# [Goal]
Using the material below, repeat exactly the lines from the one with "Reproduce this chart with Bokeh." through the one with "from bokeh.resources import INLINE", ends included, without any images.

Entries with chart source code
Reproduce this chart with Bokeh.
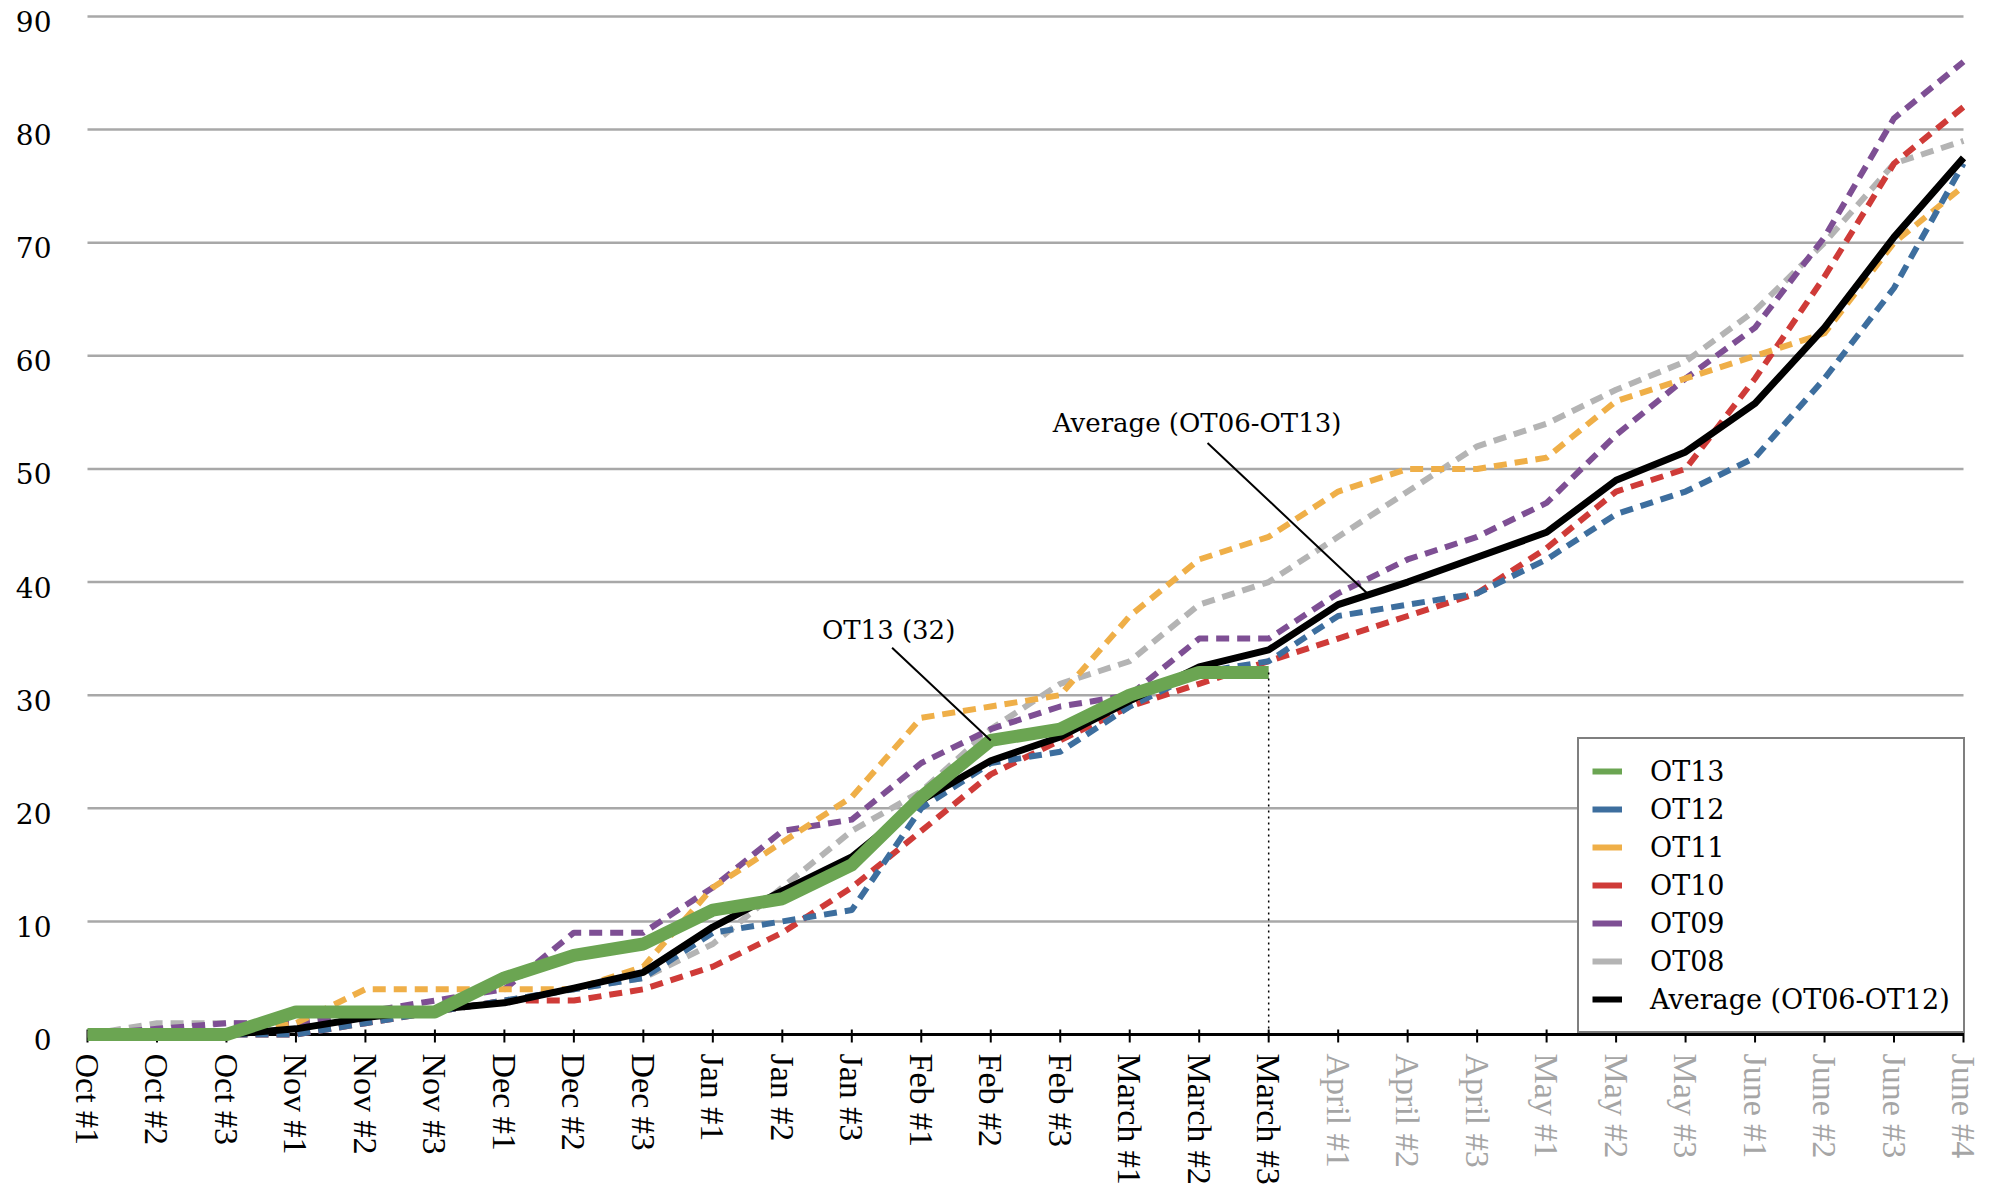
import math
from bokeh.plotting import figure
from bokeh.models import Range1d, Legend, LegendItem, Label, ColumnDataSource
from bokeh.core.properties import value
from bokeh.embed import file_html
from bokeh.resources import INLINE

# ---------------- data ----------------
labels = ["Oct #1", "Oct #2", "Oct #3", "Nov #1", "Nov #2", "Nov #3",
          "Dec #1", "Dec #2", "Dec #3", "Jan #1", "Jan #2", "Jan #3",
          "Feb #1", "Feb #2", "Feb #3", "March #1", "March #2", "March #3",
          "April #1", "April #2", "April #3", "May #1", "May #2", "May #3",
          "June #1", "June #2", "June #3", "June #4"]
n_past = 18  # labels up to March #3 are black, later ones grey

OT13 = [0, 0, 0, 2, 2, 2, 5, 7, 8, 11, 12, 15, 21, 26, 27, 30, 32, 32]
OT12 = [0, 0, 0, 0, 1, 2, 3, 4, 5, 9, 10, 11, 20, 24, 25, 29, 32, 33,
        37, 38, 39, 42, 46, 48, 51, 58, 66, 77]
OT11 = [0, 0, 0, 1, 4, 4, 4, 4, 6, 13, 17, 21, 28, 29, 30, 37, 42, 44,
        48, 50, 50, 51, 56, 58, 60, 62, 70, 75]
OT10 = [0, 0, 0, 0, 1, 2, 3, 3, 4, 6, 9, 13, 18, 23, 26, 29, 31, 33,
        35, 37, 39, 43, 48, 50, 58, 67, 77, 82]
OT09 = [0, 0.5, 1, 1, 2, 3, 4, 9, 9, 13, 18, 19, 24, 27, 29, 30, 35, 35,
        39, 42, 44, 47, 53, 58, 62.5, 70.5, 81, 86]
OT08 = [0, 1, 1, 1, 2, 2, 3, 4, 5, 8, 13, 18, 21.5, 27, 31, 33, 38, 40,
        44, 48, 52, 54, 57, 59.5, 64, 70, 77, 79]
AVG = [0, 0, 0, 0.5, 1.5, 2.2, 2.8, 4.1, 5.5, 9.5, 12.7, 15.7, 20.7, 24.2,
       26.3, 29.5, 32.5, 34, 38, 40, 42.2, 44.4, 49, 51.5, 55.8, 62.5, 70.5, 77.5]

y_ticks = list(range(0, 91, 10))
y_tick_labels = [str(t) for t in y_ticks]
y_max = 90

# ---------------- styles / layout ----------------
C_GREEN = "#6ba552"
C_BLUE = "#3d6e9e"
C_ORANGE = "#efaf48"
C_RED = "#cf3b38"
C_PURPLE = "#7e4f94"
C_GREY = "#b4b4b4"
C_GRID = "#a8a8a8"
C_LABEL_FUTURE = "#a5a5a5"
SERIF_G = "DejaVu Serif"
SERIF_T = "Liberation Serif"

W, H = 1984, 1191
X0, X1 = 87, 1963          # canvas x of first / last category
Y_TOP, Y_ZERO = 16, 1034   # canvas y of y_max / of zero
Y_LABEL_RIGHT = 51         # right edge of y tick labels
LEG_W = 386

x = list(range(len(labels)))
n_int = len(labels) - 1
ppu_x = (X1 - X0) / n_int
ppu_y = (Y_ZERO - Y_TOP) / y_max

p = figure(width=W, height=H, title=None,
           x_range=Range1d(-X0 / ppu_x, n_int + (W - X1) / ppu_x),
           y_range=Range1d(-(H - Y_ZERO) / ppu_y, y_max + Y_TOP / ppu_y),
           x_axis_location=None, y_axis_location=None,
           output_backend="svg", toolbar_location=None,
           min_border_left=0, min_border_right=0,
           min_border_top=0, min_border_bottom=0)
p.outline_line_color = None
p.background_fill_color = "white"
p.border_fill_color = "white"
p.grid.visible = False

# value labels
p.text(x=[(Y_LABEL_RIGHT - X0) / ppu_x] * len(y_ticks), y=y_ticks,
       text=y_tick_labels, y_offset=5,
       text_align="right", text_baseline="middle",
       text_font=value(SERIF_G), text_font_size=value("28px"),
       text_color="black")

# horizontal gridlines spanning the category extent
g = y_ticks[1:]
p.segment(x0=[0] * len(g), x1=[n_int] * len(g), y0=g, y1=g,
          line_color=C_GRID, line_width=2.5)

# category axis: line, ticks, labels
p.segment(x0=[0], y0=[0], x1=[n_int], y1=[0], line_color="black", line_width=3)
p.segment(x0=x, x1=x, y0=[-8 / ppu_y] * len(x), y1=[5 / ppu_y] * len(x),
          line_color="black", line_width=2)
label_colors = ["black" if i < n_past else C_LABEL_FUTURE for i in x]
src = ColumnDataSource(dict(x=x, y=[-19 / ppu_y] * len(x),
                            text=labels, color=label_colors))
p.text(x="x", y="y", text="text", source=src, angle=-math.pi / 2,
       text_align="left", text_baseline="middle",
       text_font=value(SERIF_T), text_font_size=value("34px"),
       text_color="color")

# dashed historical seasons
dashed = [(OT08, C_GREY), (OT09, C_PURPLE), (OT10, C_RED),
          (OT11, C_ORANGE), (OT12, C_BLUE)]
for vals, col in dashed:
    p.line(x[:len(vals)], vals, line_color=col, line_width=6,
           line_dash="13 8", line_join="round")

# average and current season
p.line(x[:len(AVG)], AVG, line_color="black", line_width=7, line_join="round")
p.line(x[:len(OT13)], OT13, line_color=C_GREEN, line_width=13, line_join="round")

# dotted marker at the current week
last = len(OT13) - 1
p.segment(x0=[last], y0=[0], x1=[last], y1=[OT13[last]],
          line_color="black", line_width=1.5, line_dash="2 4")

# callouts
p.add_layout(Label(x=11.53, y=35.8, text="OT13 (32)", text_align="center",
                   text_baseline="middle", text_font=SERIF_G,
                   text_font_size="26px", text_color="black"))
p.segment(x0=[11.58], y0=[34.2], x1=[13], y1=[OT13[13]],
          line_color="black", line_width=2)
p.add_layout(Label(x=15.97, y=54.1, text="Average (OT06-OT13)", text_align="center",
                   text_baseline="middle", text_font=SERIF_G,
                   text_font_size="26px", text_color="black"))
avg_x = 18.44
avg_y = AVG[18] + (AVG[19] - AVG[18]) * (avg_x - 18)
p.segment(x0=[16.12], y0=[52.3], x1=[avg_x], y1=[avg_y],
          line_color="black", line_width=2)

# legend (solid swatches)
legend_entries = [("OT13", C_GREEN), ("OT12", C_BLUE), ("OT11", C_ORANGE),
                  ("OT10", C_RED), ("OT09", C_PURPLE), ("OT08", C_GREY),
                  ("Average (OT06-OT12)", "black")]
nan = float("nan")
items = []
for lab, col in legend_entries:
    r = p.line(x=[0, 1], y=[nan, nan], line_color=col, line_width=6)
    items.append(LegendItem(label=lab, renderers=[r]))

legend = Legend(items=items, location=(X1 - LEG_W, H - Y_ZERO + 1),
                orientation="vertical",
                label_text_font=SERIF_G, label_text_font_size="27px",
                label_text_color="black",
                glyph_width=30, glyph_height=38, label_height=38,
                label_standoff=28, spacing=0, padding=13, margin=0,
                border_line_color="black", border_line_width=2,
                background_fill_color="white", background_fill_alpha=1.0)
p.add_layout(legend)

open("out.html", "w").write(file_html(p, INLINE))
...
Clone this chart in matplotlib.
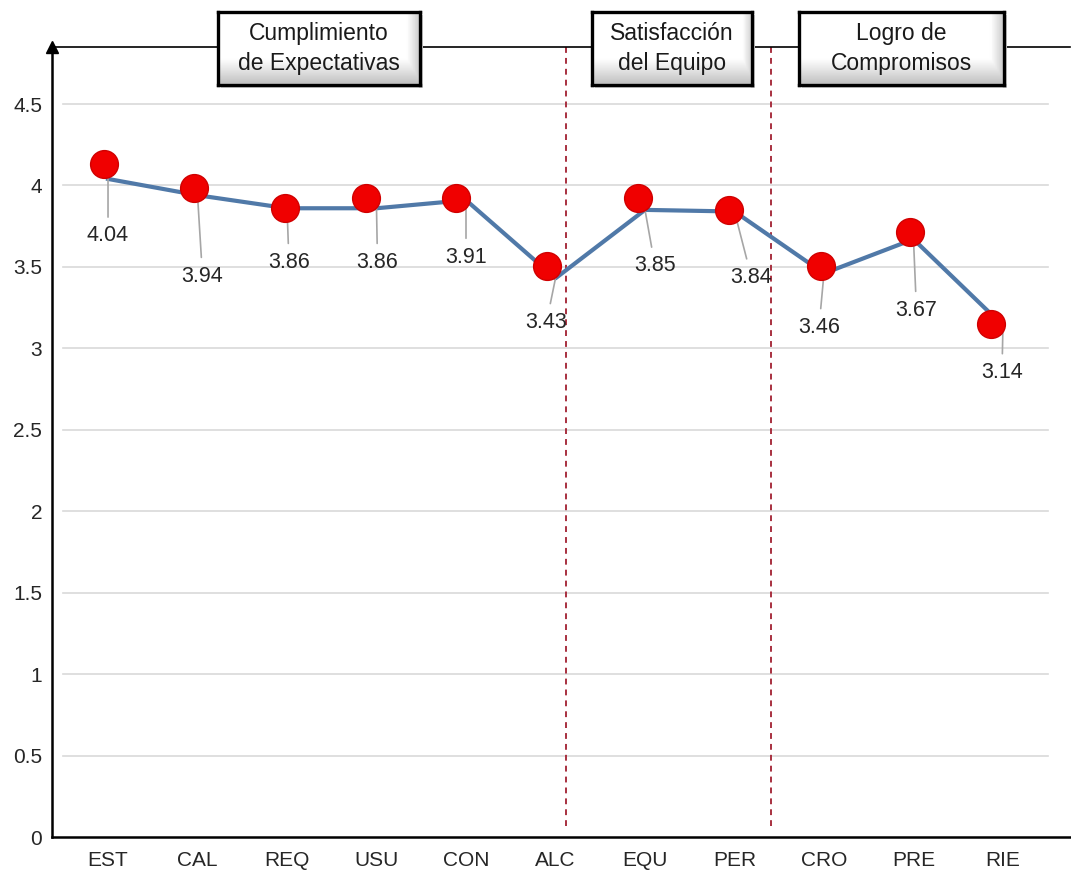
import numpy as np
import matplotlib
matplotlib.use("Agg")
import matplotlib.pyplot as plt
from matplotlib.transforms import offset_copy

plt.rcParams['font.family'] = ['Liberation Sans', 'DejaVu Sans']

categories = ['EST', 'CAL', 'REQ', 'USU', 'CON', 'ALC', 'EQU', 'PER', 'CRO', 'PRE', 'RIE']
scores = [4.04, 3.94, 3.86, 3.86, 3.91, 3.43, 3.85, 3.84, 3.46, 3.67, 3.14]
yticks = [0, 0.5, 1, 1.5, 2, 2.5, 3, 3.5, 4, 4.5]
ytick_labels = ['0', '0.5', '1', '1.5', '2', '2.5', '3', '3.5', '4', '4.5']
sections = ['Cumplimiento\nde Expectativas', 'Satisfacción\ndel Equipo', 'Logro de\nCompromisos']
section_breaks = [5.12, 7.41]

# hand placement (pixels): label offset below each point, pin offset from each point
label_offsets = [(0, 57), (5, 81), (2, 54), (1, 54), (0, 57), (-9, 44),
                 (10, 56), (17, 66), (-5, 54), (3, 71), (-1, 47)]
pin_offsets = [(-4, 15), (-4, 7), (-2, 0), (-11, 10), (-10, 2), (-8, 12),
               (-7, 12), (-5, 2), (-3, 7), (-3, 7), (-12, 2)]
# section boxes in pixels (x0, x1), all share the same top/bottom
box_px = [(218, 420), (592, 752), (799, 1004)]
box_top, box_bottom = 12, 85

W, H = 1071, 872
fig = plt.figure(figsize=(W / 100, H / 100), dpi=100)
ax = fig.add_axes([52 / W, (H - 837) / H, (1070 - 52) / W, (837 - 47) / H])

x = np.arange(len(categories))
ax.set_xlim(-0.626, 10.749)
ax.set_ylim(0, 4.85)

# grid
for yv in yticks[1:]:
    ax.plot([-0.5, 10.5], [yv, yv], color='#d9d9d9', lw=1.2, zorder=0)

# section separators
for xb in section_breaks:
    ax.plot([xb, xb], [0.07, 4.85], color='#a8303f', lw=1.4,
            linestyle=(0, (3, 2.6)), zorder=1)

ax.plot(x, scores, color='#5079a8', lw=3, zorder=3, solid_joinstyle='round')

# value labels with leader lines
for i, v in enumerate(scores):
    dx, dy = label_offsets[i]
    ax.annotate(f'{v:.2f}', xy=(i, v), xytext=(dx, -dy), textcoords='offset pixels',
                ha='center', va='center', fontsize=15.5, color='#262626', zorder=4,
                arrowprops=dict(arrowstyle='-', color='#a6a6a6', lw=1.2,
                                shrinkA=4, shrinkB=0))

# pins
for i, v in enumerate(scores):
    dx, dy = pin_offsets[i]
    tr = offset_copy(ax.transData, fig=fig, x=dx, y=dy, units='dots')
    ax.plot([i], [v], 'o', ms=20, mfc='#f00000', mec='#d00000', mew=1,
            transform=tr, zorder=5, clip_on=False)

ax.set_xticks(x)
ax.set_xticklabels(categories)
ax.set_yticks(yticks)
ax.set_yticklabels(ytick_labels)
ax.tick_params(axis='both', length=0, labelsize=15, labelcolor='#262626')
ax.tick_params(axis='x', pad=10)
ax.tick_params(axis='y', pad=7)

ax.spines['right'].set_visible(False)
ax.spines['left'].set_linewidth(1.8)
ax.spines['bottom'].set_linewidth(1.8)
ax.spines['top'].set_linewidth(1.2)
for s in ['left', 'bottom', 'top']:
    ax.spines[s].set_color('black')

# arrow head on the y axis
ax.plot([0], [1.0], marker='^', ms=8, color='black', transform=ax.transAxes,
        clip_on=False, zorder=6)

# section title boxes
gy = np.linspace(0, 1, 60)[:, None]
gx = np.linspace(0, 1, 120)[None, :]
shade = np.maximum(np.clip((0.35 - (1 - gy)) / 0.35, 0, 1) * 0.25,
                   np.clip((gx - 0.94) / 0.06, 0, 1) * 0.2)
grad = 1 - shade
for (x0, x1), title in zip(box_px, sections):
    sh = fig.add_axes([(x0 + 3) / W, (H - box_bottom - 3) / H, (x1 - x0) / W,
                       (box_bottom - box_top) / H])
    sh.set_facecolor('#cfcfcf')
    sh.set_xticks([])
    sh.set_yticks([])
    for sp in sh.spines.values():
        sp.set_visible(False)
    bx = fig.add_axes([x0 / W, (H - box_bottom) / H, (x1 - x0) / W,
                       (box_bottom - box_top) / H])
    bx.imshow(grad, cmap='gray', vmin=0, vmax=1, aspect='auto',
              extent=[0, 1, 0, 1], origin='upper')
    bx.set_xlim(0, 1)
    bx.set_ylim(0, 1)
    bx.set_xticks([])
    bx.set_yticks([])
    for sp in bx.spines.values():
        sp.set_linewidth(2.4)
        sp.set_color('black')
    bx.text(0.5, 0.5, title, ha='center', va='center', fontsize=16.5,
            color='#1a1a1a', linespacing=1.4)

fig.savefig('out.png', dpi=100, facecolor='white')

# [Correct output]
Reproduce this chart with Bokeh.
import math
from bokeh.plotting import figure
from bokeh.models import Range1d, Legend, LegendItem, Label, ColumnDataSource
from bokeh.core.properties import value
from bokeh.embed import file_html
from bokeh.resources import INLINE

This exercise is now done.